In the setting where each ballot or block provides scores forming an arithmetic progression with constant step $g$, the characterization of integer-feasible vectors is governed by the Majorization–Lattice Theorem. Specifically, an integer vector $y \in \mathbb{Z}^{k'}$ is realizable via permissible permutations if and only if:

• (A) $\sum_{i=1}^t y_i^\downarrow \le F(t)$ for all $t=1,\dots,k'-1$,
• (B) $\sum_{i=1}^{k'} y_i = F(k')$,
• (C) $y_i \equiv L_\text{tot} \pmod{g}$ for all $i$.

Necessity follows from classical majorization combined with the arithmetic progression residue class for each coordinate. Sufficiency is established by reducing the problem to unit-step majorization via translation and scaling, then invoking multilevel Ferrers-matrix decomposition techniques (e.g., Gale–Ryser and Brualdi–Hwang).

For $g=1$ (e.g., Borda), condition (C) is vacuous and all integer points in the Block--HLP polytope are achievable via ballot permutations. For $g>1$, only the integer lattice vectors satisfying the congruence are realizable; the rest are structural false positives of the continuous relaxation (Guo et al., 23 Jan 2026).

4. Feasibility Testing and Computational Methods

The feasibility of a demand vector (e.g., a proposed boost or suppress assignment in an election, or a prefix-sum query in a data structure) can be verified using a sorting-and-prefix-sum approach:

• Adjust the proposed vector to the correct congruence class modulo $g$ (by rounding up for “boost” or down for “suppress” scenarios).
• Sort the adjusted demands in nonincreasing order: $O(k' \log k')$.
• Compute running prefix sums and verify all prefix constraints $s_t \le F(t)$ for $t \le k'$ (plus total sum or equality as needed).
• For $g=1$, all integer vectors passing the prefix test are realizable; for $g>1$, this test filters out infeasible congruence classes.

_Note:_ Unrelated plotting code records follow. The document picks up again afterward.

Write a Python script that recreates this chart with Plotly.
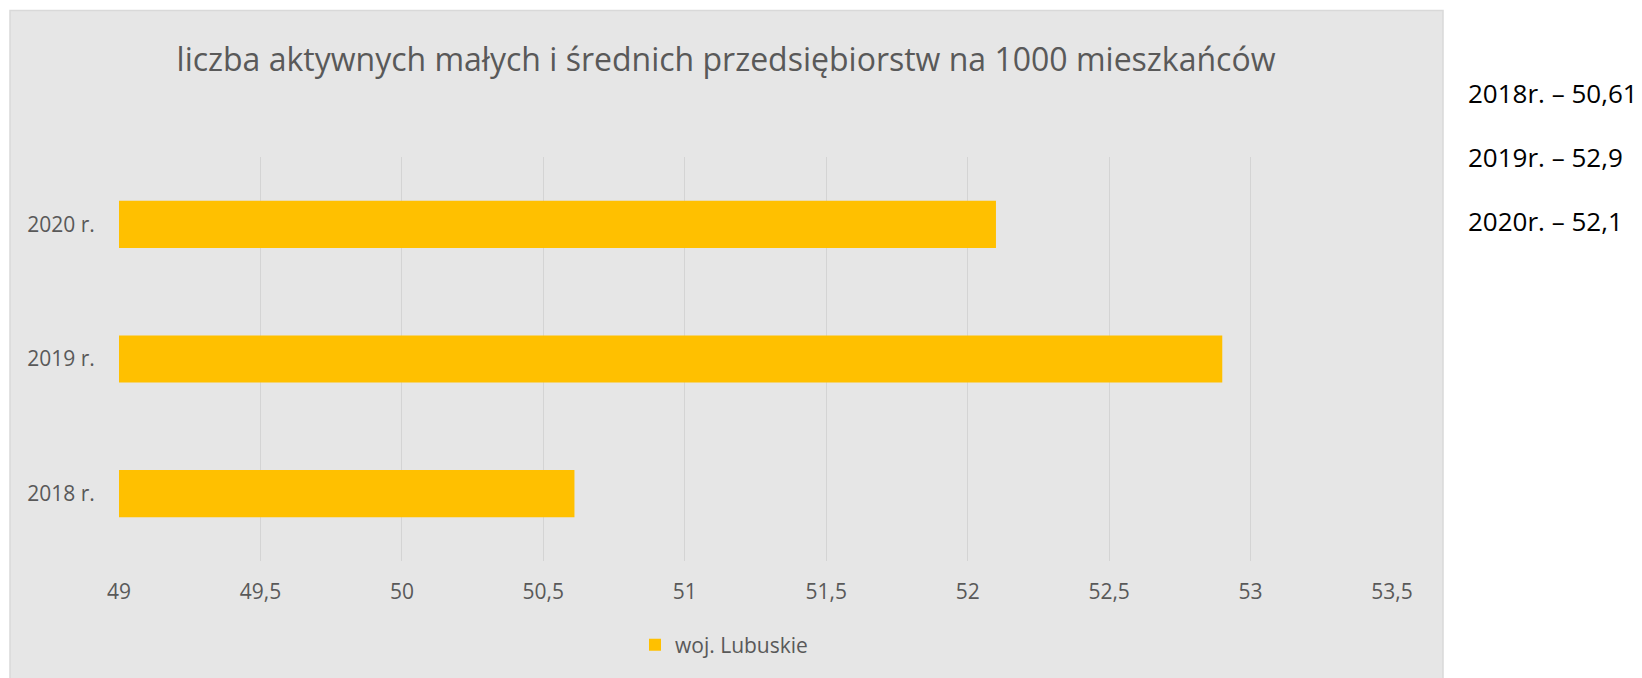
import plotly.graph_objects as go

categories = ["2018 r.", "2019 r.", "2020 r."]
values = [50.61, 52.9, 52.1]
series_name = "woj. Lubuskie"
title_text = "liczba aktywnych małych i średnich przedsiębiorstw na 1000 mieszkańców"
side_notes = ["2018r. – 50,61", "2019r. – 52,9", "2020r. – 52,1"]
x_ticks = [49, 49.5, 50, 50.5, 51, 51.5, 52, 52.5, 53, 53.5]

OFF = 8  # browser body margin
W, H = 1642 - OFF, 678 - OFF
# plot area in page pixels
L, R, T, B = 119, 1392, 157, 561
pw, ph = R - L, B - T

def px_x(x):
    return (x - L) / pw

def px_y(y):
    return (B - y) / ph

FONT = "Open Sans"
GREY = "#595959"

fig = go.Figure()
fig.add_trace(go.Bar(
    y=categories, x=values, orientation="h", name=series_name,
    marker=dict(color="#FFC000", line=dict(width=0)),
    showlegend=True,
))

fig.add_shape(type="rect", xref="paper", yref="paper",
              x0=px_x(10), x1=px_x(1443), y0=px_y(700), y1=px_y(10.5),
              fillcolor="#E6E6E6", line=dict(color="#D9D9D9", width=1.5),
              layer="below")

for i, txt in enumerate(side_notes):
    fig.add_annotation(text=txt, xref="paper", yref="paper",
                       x=px_x(1466), y=px_y(93 + 64 * i),
                       xanchor="left", yanchor="middle", showarrow=False,
                       font=dict(family=FONT, size=26, color="#000000"))

fig.update_layout(
    width=W, height=H,
    margin=dict(l=L - OFF, r=W - (R - OFF), t=T - OFF, b=H - (B - OFF), pad=0),
    paper_bgcolor="white",
    plot_bgcolor="rgba(0,0,0,0)",
    separators=", ",
    bargap=0.65,
    title=dict(text=title_text, xref="paper", x=px_x(726), xanchor="center",
               yref="container", y=1 - (60 - OFF) / H, yanchor="middle",
               font=dict(family=FONT, size=32, color=GREY)),
    xaxis=dict(range=[49, 53.5], tickvals=x_ticks, showgrid=True,
               gridcolor="#D4D4D4", gridwidth=1, zeroline=False,
               showline=False, ticks="outside", ticklen=12,
               tickcolor="rgba(0,0,0,0)",
               tickfont=dict(family=FONT, size=21, color=GREY)),
    yaxis=dict(showgrid=False, zeroline=False, showline=False,
               ticks="outside", ticklen=19, tickcolor="rgba(0,0,0,0)",
               tickfont=dict(family=FONT, size=21, color=GREY)),
    legend=dict(orientation="h", xanchor="left", x=px_x(635),
                yanchor="middle", y=px_y(645),
                bgcolor="rgba(0,0,0,0)",
                font=dict(family=FONT, size=21, color=GREY)),
)

fig.write_html("out.html")
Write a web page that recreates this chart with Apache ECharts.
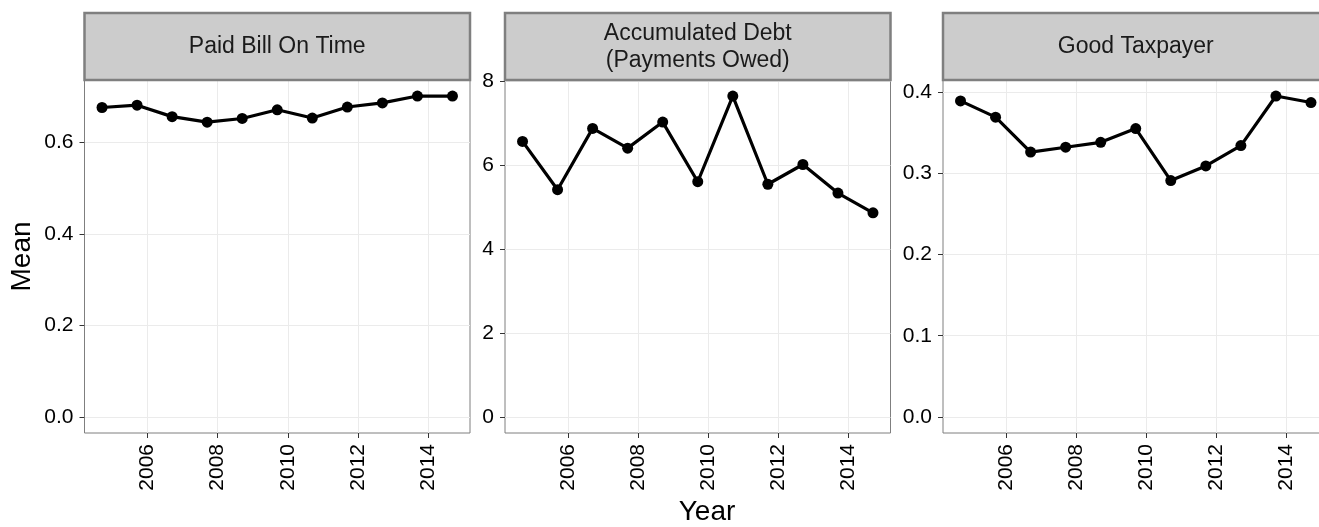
<!DOCTYPE html>
<html>
<head>
<meta charset="utf-8">
<script src="https://cdn.jsdelivr.net/npm/echarts@6/dist/echarts.min.js"></script>
<style>
  html, body { margin: 0; padding: 0; background: #ffffff; }
  #chart { width: 1319px; height: 527px; }
</style>
</head>
<body>
<div id="chart"></div>
<script>
// Survey years (points sit part-way through each calendar year)
const years = [2004.7, 2005.7, 2006.7, 2007.7, 2008.7, 2009.7, 2010.7, 2011.7, 2012.7, 2013.7, 2014.7];
const yearTicks = [2006, 2008, 2010, 2012, 2014];

// Facet titles
const panelTitles = ['Paid Bill On Time', 'Accumulated Debt\n(Payments Owed)', 'Good Taxpayer'];

// Yearly means per measure
const paidBillOnTime = [0.676, 0.681, 0.656, 0.644, 0.652, 0.671, 0.653, 0.677, 0.686, 0.701, 0.701];
const accumulatedDebt = [6.56, 5.41, 6.87, 6.40, 7.02, 5.60, 7.64, 5.54, 6.01, 5.33, 4.86];
const goodTaxpayer = [0.389, 0.369, 0.326, 0.332, 0.338, 0.355, 0.291, 0.309, 0.334, 0.395, 0.387];

// Y tick values per panel
const paidTicks = [0, 0.2, 0.4, 0.6];
const debtTicks = [0, 2, 4, 6, 8];
const taxTicks = [0, 0.1, 0.2, 0.3, 0.4];

const FONT = '"Liberation Sans", Arial, Helvetica, sans-serif';
const panels = [
  { values: paidBillOnTime, ticks: paidTicks, digits: 1, left: 84.5 },
  { values: accumulatedDebt, ticks: debtTicks, digits: 0, left: 505 },
  { values: goodTaxpayer, ticks: taxTicks, digits: 1, left: 943 }
];
const PANEL_W = 385.5, PANEL_TOP = 80, PANEL_H = 353, STRIP_TOP = 13;

// Scale ranges padded by 5% on each side, y always reaching down to zero
function padded(lo, hi) {
  const p = (hi - lo) * 0.05;
  return [lo - p, hi + p];
}
const xRange = padded(Math.min(...years), Math.max(...years));

const grids = [], xAxes = [], yAxes = [], series = [], graphics = [];

panels.forEach((pn, i) => {
  const yRange = padded(Math.min(0, ...pn.values), Math.max(...pn.values));
  grids.push({
    left: pn.left, top: PANEL_TOP, width: PANEL_W, height: PANEL_H,
    show: true, borderColor: '#7f7f7f', borderWidth: 1, backgroundColor: '#ffffff',
    containLabel: false, outerBoundsMode: 'none'
  });
  xAxes.push({
    gridIndex: i, type: 'value', min: xRange[0], max: xRange[1], position: 'bottom',
    axisLine: { show: false, onZero: false },
    axisTick: { show: true, customValues: yearTicks, length: 5, lineStyle: { color: '#333333', width: 1 } },
    axisLabel: {
      customValues: yearTicks, rotate: 90, margin: 11, fontSize: 21, color: '#000000', fontFamily: FONT,
      formatter: v => String(Math.round(v))
    },
    splitLine: { show: true, lineStyle: { color: '#ebebeb', width: 1 } }
  });
  yAxes.push({
    gridIndex: i, type: 'value', min: yRange[0], max: yRange[1], position: 'left',
    axisLine: { show: false, onZero: false },
    axisTick: { show: true, customValues: pn.ticks, length: 5, lineStyle: { color: '#333333', width: 1 } },
    axisLabel: {
      customValues: pn.ticks, margin: 11, fontSize: 21, color: '#000000', fontFamily: FONT,
      formatter: v => Number(v).toFixed(pn.digits)
    },
    splitLine: { show: true, lineStyle: { color: '#ebebeb', width: 1 } }
  });
  series.push({
    type: 'line', xAxisIndex: i, yAxisIndex: i,
    data: years.map((y, k) => [y, pn.values[k]]),
    symbol: 'circle', symbolSize: 11, showSymbol: true,
    lineStyle: { color: '#000000', width: 3.2 },
    itemStyle: { color: '#000000' },
    silent: true
  });
  // facet strip
  graphics.push({
    type: 'rect', shape: { x: pn.left, y: STRIP_TOP, width: PANEL_W, height: PANEL_TOP - STRIP_TOP },
    style: { fill: '#cccccc', stroke: '#7f7f7f', lineWidth: 2.5 }, z: 10
  });
  graphics.push({
    type: 'text', x: pn.left + PANEL_W / 2, y: (STRIP_TOP + PANEL_TOP) / 2 + 0.5,
    style: { text: panelTitles[i], font: '23px ' + FONT, fill: '#1a1a1a', align: 'center', verticalAlign: 'middle', lineHeight: 27 },
    z: 11
  });
});

// Axis titles
graphics.push({
  type: 'text', x: 22.5, y: 256.5, rotation: Math.PI / 2,
  style: { text: 'Mean', font: '28px ' + FONT, fill: '#000000', align: 'center', verticalAlign: 'middle' }
});
graphics.push({
  type: 'text', x: 707, y: 512,
  style: { text: 'Year', font: '28px ' + FONT, fill: '#000000', align: 'center', verticalAlign: 'middle' }
});

const chart = echarts.init(document.getElementById('chart'), null, { renderer: 'canvas' });
chart.setOption({
  animation: false,
  backgroundColor: '#ffffff',
  grid: grids,
  xAxis: xAxes,
  yAxis: yAxes,
  series: series,
  graphic: graphics
});
</script>
</body>
</html>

The overall feasibility oracle operates in $O(k' \log k')$ time. This strong computational efficiency enables scaling to massive instances—a coalition problem on $10^9$ candidates is processed in under 28 seconds, subject to memory constraints (Guo et al., 23 Jan 2026).

5. Distinctions Between Continuous and Integer Integrality

The Block--HLP prefix-sum polytope encompasses all real vectors $y$ satisfying the prefix-sum constraints and total sum equality. However, only specific integer points within this polytope, namely those satisfying the additional congruence (C) in the AP case, correspond to feasible aggregate score assignments.

For instance, if blocks have scores $(8, 5, 2)$ with $g=3$ and $m=3$, the aggregate prefix capacities could be $F(1)=19$, $F(2)=30$, $F(3)=33$. The integer vector $y=(18,11,4)$ satisfies the real Block--HLP constraints but fails the congruence requirement for the residue class of $L_\text{tot}$. This demonstrates that naive (continuous) prefix-sum checks admit false positives when $g>1$; the congruence cuts out a strict sublattice, giving a finer, exact description of feasibility (Guo et al., 23 Jan 2026).

6. Significance in Coalition Power and Data Structure Capacity

In multiwinner Top-$k$ elections, the Block--HLP constraints capture the structure of coalition power. The prefix-sum inequalities (A–B) encode the coalition's collective ability to boost outsider candidates or suppress weak winners, under the positional scoring rule’s per-ballot capacity limits. The congruence (C) accounts for the discrete, step-wise nature of common scoring ladders, producing sharp, exact cutoffs for manipulative feasibility (Guo et al., 23 Jan 2026).

In the block-probe cell-probe model, analogous prefix-sum capacity constraints underpin lower bounds on redundancy: to maintain correct monotonicity and independence across prefix-sum queries, block-probe data structures must allocate additional storage space $r = \Omega(n / \log^{Aq} n)$, with matching upper bounds via non-adaptive constructions (0906.1370). This yields a tight trade-off between probe count $q$ and space redundancy, and the analysis leverages separator, conditional entropy, and majorization-style arguments.

7. Broader Implications and Open Questions

The Block--HLP prefix-sum capacity model underlies both the combinatorics of coalition manipulation and the information-theoretic limits of data structure design. There remains active inquiry into sharp extensions for adaptive probe models, more general scoring rules, and other fundamental query tasks (such as set membership) where block-structured prefix-sum constraints may play a fundamental role (0906.1370). In election theory, further exploration includes the experimental validation of majorization-lattice boundaries and the impact of diminishing marginal returns on coalition efficacy in large-scale real-world social choice datasets (Guo et al., 23 Jan 2026).